Vous voyez toute la philosophie qu’il y a derrière. On reconnaît la souveraineté transcendante de Dieu dans le ciel mais en plus Il veut venir faire la loi en bas !

C’est toute une philosophie. C’est dans cette civilisation-là que Loth s’installe, avec la part de son mérite : ce courage de dire qu’il y a une mission d’être Abraham dans la civilisation impure. Abraham dans la ville sainte c’est facile. Mais Abraham à Brooklin c’est plus difficile.

Je crois que là est effectivement le critère de séparation entre Loth et Abraham. C’est la même identité à l’origine mais qui à travers Loth va devenir cette caricature de la capacité de la fraternité des bergers dans l’immoralité. Alors qu’Abraham choisit la voie toute droite, donnant à Loth rendez-vous à la fin des temps, au bout de la route. On retrouvera Loth du moins ça descendance dans Ruth dont le petit-fils deviendra le grand roi d’Israël, David et donc faisant de Ruth l’ancêtre de Jésus-Christ, le chemin de Loth ne peut être bien droit chez les Goyim, mais Dieu avait bien un plan. Effectivement la sainteté de Ruth revient, jusque-là où elle est encore cachée. « Les voies du Seigneur sont parfois impénétrables quand il est trop tôt pour les comprendre ».
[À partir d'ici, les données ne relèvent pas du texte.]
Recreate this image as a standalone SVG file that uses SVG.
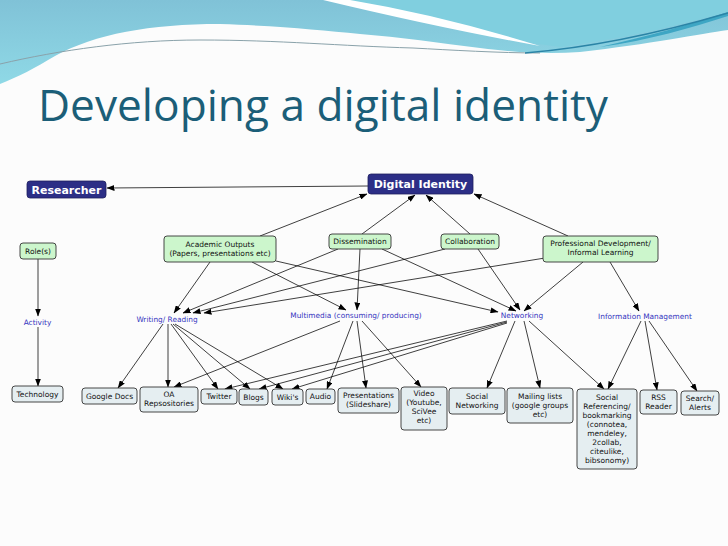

Abraham c’est l’Église avec ses Apôtres à Jérusalem, Loth c’est l’Église parmi les nations, Loth c’est l’Apôtre Paul « image de Pierre » avec qui la cohabitation s’avéra difficile, alors il valait mieux se séparer… Je laisse au lecteur le soin des comparaisons et écrire la suite en continuant l’étude tout en comparant Abrham et Loth.